Co₂₅Fe₇₅ Thin Films with Ultralow Total Damping

We demonstrate ultralow total Gilbert damping of 0.0013 for Co₂₅Fe₇₅ thin films grown on a Si/SiO2 substrate by dc magnetron sputtering. While ultralow intrinsic damping in this material has previously been reported, spin-pumping contributions from the seed and capping layers increased the total damping of the material from the intrinsic value. We show that by engineering the seed and capping layers to minimize the spin-pumping contribution we can significantly reduce the total damping. As an additional figure of merit, the minimum full-width half-maximum resonance linewidth of 1 mT at a resonance frequency of 10 GHz can be achieved in Co₂₅Fe₇₅ films of only 12nm thickness.

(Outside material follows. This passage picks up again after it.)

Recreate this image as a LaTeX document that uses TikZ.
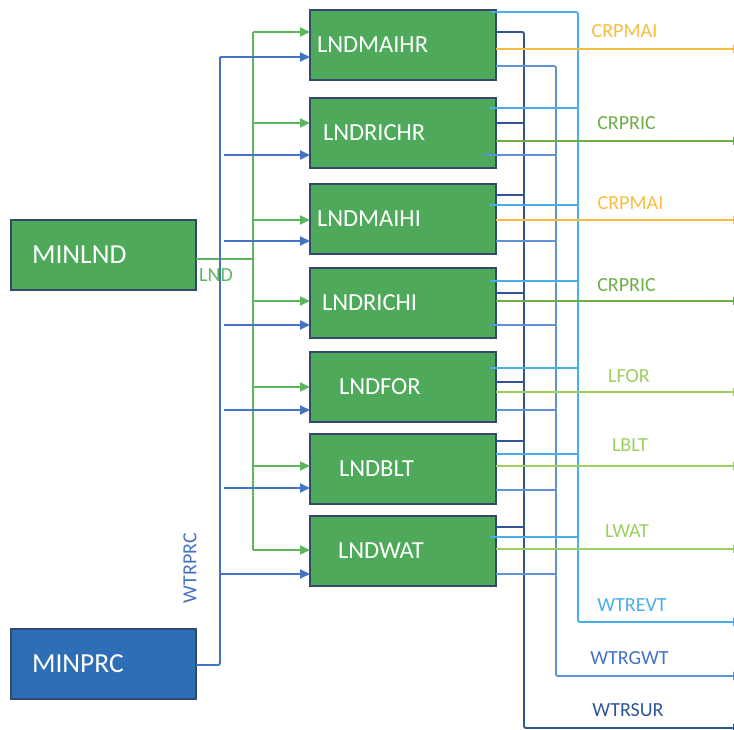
\documentclass[tikz,border=0pt]{standalone}
\usepackage{fontspec}
\setmainfont{Carlito}
\usetikzlibrary{positioning,arrows.meta}
\definecolor{boxgreen}{HTML}{4EAA5A}
\definecolor{boxblue}{HTML}{2D6EB6}
\definecolor{boxedge}{HTML}{34486B}
\definecolor{lndgreen}{HTML}{5BB65E}
\definecolor{prcblue}{HTML}{4472C4}
\definecolor{maiorange}{HTML}{F6BE41}
\definecolor{ricgreen}{HTML}{70AD47}
\definecolor{lgreen}{HTML}{9CCF5E}
\definecolor{evtblue}{HTML}{47AEEA}
\definecolor{gwtblue}{HTML}{5F92D3}
\definecolor{surblue}{HTML}{2F5597}
\tikzstyle{landbox} = [draw=boxedge, line width=1.2pt, fill=boxgreen, text=white, minimum width=186pt, minimum height=70pt, inner sep=0pt, outer sep=0pt, text width=172pt, align=left, font=\fontsize{24.5}{27}\selectfont]
\tikzstyle{minbox} = [draw=boxedge, line width=1.2pt, text=white, minimum width=185pt, minimum height=70pt, inner sep=0pt, outer sep=0pt, text width=143pt, align=left, font=\fontsize{27.5}{30}\selectfont]
\tikzstyle{outlabel} = [inner sep=0pt, font=\fontsize{20}{22}\selectfont]
\tikzstyle{wire} = [line width=1.9pt, rounded corners=2pt]
\tikzstyle{intip} = [-{Triangle[length=10pt,width=9pt]}]
\tikzstyle{outtip} = [-{Triangle[length=9pt,width=8pt]}]

\begin{document}
\begin{tikzpicture}[x=1pt,y=-1pt]
    \useasboundingbox (0,0) rectangle (734,730);

    \node (minlnd) [minbox, fill=boxgreen] at (103.5,255) {MINLND};
    \node (minprc) [minbox, fill=boxblue] at (103.5,664) {MINPRC};

    \node (lndmaihr) [landbox] at (403,45) {LNDMAIHR};
    \node (lndrichr) [landbox, below=18pt of lndmaihr] {\hspace*{6pt}LNDRICHR};
    \node (lndmaihi) [landbox, below=16pt of lndrichr] {LNDMAIHI};
    \node (lndrichi) [landbox, below=14pt of lndmaihi] {\hspace*{5pt}LNDRICHI};
    \node (lndfor) [landbox, below=14pt of lndrichi] {\hspace*{22pt}LNDFOR};
    \node (lndblt) [landbox, below=12pt of lndfor] {\hspace*{22pt}LNDBLT};
    \node (lndwat) [landbox, below=12pt of lndblt] {\hspace*{21pt}LNDWAT};

    % land from MINLND to every box
    \coordinate (lndbus) at (253,259);
    \draw [wire, lndgreen] ([yshift=-4pt]minlnd.east) -- (lndbus);
    \draw [wire, lndgreen] (lndbus |- 0,32) -- (lndbus |- 0,550);
    \node (lndlabel) [outlabel, text=lndgreen, anchor=west] at (199,275) {LND};
    \draw [wire, lndgreen, intip] (lndbus |- 0,32) -- (lndmaihr.west |- 0,32);
    \draw [wire, lndgreen, intip] (lndbus |- 0,123) -- (lndrichr.west |- 0,123);
    \draw [wire, lndgreen, intip] (lndbus |- 0,220) -- (lndmaihi.west |- 0,220);
    \draw [wire, lndgreen, intip] (lndbus |- 0,301) -- (lndrichi.west |- 0,301);
    \draw [wire, lndgreen, intip] (lndbus |- 0,387) -- (lndfor.west |- 0,387);
    \draw [wire, lndgreen, intip] (lndbus |- 0,466) -- (lndblt.west |- 0,466);
    \draw [wire, lndgreen, intip] (lndbus |- 0,550) -- (lndwat.west |- 0,550);

    % water price from MINPRC to every box
    \coordinate (prcbus) at (220,665);
    \draw [wire, prcblue] (minprc.east |- prcbus) -- (prcbus) -- (prcbus |- 0,57);
    \node (prclabel) [outlabel, text=prcblue, rotate=90] at (190,568) {WTRPRC};
    \draw [wire, prcblue, intip] (prcbus |- 0,57) -- (lndmaihr.west |- 0,57);
    \draw [wire, prcblue, intip] (224,155) -- (lndrichr.west |- 0,155);
    \draw [wire, prcblue, intip] (224,241) -- (lndmaihi.west |- 0,241);
    \draw [wire, prcblue, intip] (224,325) -- (lndrichi.west |- 0,325);
    \draw [wire, prcblue, intip] (224,410) -- (lndfor.west |- 0,410);
    \draw [wire, prcblue, intip] (224,488) -- (lndblt.west |- 0,488);
    \draw [wire, prcblue, intip] (prcbus |- 0,574) -- (lndwat.west |- 0,574);

    % collecting lines on the right
    \coordinate (surbus) at (524,728);
    \coordinate (gwtbus) at (556,676);
    \coordinate (evtbus) at (578,622);
    \coordinate (rightedge) at (742,0);

    \draw [wire, surblue, outtip] (lndmaihr.east |- 0,32) -- (surbus |- 0,32) -- (surbus) -- (rightedge |- surbus);
    \draw [wire, surblue] (lndrichr.east |- 0,123) -- (surbus |- 0,123);
    \draw [wire, surblue] (lndmaihi.east |- 0,195) -- (surbus |- 0,195);
    \draw [wire, surblue] (lndrichi.east |- 0,293) -- (surbus |- 0,293);
    \draw [wire, surblue] (lndfor.east |- 0,382) -- (surbus |- 0,382);
    \draw [wire, surblue] (lndblt.east |- 0,441) -- (surbus |- 0,441);
    \draw [wire, surblue] (lndwat.east |- 0,527) -- (surbus |- 0,527);

    \draw [wire, gwtblue, outtip] (lndmaihr.east |- 0,66) -- (gwtbus |- 0,66) -- (gwtbus) -- (rightedge |- gwtbus);
    \draw [wire, gwtblue] ([xshift=-13pt]lndrichr.east |- 0,155) -- (gwtbus |- 0,155);
    \draw [wire, gwtblue] (lndmaihi.east |- 0,241) -- (gwtbus |- 0,241);
    \draw [wire, gwtblue] ([xshift=-6pt]lndrichi.east |- 0,325) -- (gwtbus |- 0,325);
    \draw [wire, gwtblue] (lndfor.east |- 0,410) -- (gwtbus |- 0,410);
    \draw [wire, gwtblue] (lndblt.east |- 0,490) -- (gwtbus |- 0,490);
    \draw [wire, gwtblue] (lndwat.east |- 0,574) -- (gwtbus |- 0,574);

    \draw [wire, evtblue, outtip] ([xshift=-5pt]lndmaihr.east |- 0,12) -- (evtbus |- 0,12) -- (evtbus) -- (rightedge |- evtbus);
    \draw [wire, evtblue] ([xshift=-6pt]lndrichr.east |- 0,108) -- (evtbus |- 0,108);
    \draw [wire, evtblue] ([xshift=-6pt]lndmaihi.east |- 0,205) -- (evtbus |- 0,205);
    \draw [wire, evtblue] ([xshift=-6pt]lndrichi.east |- 0,281) -- (evtbus |- 0,281);
    \draw [wire, evtblue] ([xshift=-6pt]lndfor.east |- 0,368) -- (evtbus |- 0,368);
    \draw [wire, evtblue] (lndblt.east |- 0,454) -- (evtbus |- 0,454);
    \draw [wire, evtblue] ([xshift=-6pt]lndwat.east |- 0,537) -- (evtbus |- 0,537);

    % crop and land use outputs
    \draw [wire, maiorange, outtip] (lndmaihr.east |- 0,49) -- (rightedge |- 0,49);
    \draw [wire, ricgreen, outtip] (lndrichr.east |- 0,141) -- (rightedge |- 0,141);
    \draw [wire, maiorange, outtip] (lndmaihi.east |- 0,220) -- (rightedge |- 0,220);
    \draw [wire, ricgreen, outtip] (lndrichi.east |- 0,301) -- (rightedge |- 0,301);
    \draw [wire, lgreen, outtip] (lndfor.east |- 0,392) -- (rightedge |- 0,392);
    \draw [wire, lgreen, outtip] (lndblt.east |- 0,466) -- (rightedge |- 0,466);
    \draw [wire, lgreen, outtip] (lndwat.east |- 0,549) -- (rightedge |- 0,549);

    \node (crpmaihr) [outlabel, text=maiorange] at (624.5,31) {CRPMAI};
    \node (crprichr) [outlabel, text=ricgreen] at (626.5,123) {CRPRIC};
    \node (crpmaihi) [outlabel, text=maiorange] at (630.5,203) {CRPMAI};
    \node (crprichi) [outlabel, text=ricgreen] at (626.5,285) {CRPRIC};
    \node (lforlabel) [outlabel, text=lgreen] at (629,376) {LFOR};
    \node (lbltlabel) [outlabel, text=lgreen] at (630,445) {LBLT};
    \node (lwatlabel) [outlabel, text=lgreen] at (627,531) {LWAT};
    \node (evtlabel) [outlabel, text=evtblue] at (632,605) {WTREVT};
    \node (gwtlabel) [outlabel, text=prcblue] at (629.5,658) {WTRGWT};
    \node (surlabel) [outlabel, text=surblue] at (628,710) {WTRSUR};
\end{tikzpicture}
\end{document}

Ferromagnetic resonance measurements taken in the in-plane geometry exhibit a slightly enhanced total damping parameter of 0.002, which is of great importance for magnonics applications. We further characterize the structural and morphological character of the films grown with many different seed layer stacks to understand the optimum conditions for minimization of both the total magnetic damping as well as the inhomogeneous linewidth broadening. We find great sensitivity of the qualitative behavior of the in-plane resonance linewidth as a function of film structure and morphology.